**Material shown:**
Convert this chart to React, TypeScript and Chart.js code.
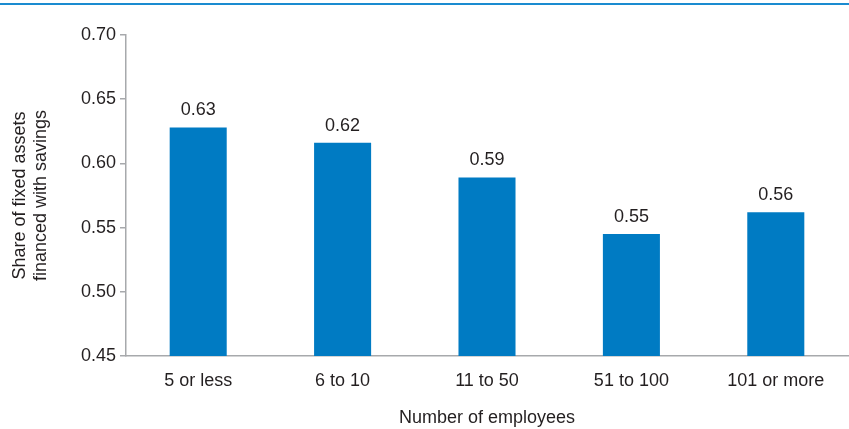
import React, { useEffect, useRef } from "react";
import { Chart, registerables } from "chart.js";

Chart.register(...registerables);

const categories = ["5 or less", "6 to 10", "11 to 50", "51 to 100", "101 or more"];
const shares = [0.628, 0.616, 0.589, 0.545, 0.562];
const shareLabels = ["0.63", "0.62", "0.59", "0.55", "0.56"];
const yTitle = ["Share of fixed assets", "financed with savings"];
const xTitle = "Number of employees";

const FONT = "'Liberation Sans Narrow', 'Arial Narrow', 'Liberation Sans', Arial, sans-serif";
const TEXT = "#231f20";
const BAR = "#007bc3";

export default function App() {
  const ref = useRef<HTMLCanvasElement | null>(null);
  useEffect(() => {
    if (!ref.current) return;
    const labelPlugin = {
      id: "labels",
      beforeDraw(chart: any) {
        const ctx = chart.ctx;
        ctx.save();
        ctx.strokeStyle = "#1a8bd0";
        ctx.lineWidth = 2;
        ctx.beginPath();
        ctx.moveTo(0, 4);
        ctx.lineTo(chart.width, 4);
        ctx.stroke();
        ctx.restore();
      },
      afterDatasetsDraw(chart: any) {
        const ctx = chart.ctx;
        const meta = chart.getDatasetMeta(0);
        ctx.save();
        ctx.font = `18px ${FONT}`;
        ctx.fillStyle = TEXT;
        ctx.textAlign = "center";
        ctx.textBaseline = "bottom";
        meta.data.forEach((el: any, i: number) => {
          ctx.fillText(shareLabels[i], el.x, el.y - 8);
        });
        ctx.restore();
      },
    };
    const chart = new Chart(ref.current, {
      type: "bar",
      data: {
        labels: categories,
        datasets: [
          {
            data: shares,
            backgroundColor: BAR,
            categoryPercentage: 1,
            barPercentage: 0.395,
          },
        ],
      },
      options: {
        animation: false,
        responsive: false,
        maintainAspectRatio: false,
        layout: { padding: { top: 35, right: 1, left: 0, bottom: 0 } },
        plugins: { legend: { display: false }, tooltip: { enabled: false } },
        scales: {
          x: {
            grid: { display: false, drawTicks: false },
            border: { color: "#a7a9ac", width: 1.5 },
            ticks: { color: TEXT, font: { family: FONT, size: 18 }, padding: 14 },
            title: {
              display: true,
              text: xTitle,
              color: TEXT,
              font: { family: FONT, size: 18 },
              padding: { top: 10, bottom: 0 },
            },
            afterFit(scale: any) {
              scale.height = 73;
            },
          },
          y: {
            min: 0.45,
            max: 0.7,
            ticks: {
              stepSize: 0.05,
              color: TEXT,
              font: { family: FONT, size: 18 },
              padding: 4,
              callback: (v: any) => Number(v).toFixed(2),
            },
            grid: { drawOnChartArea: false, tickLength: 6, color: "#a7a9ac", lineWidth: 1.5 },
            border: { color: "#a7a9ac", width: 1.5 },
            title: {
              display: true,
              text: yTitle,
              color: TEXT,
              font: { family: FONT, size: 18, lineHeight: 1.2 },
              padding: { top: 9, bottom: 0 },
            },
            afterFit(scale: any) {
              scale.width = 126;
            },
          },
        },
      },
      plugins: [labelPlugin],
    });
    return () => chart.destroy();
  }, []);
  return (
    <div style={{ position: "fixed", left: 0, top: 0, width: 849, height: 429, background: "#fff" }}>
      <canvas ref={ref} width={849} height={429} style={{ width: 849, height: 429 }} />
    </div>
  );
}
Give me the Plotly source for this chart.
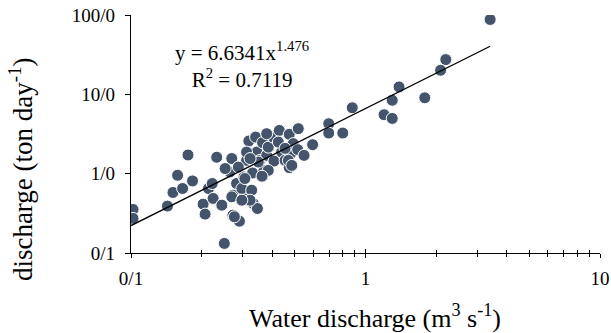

**The task:**
Look for lines containing the string "this" and copy them all.

**Answer to the exercise:**
Convert this chart to React, TypeScript and Chart.js code.
Give me the Plotly source for this chart.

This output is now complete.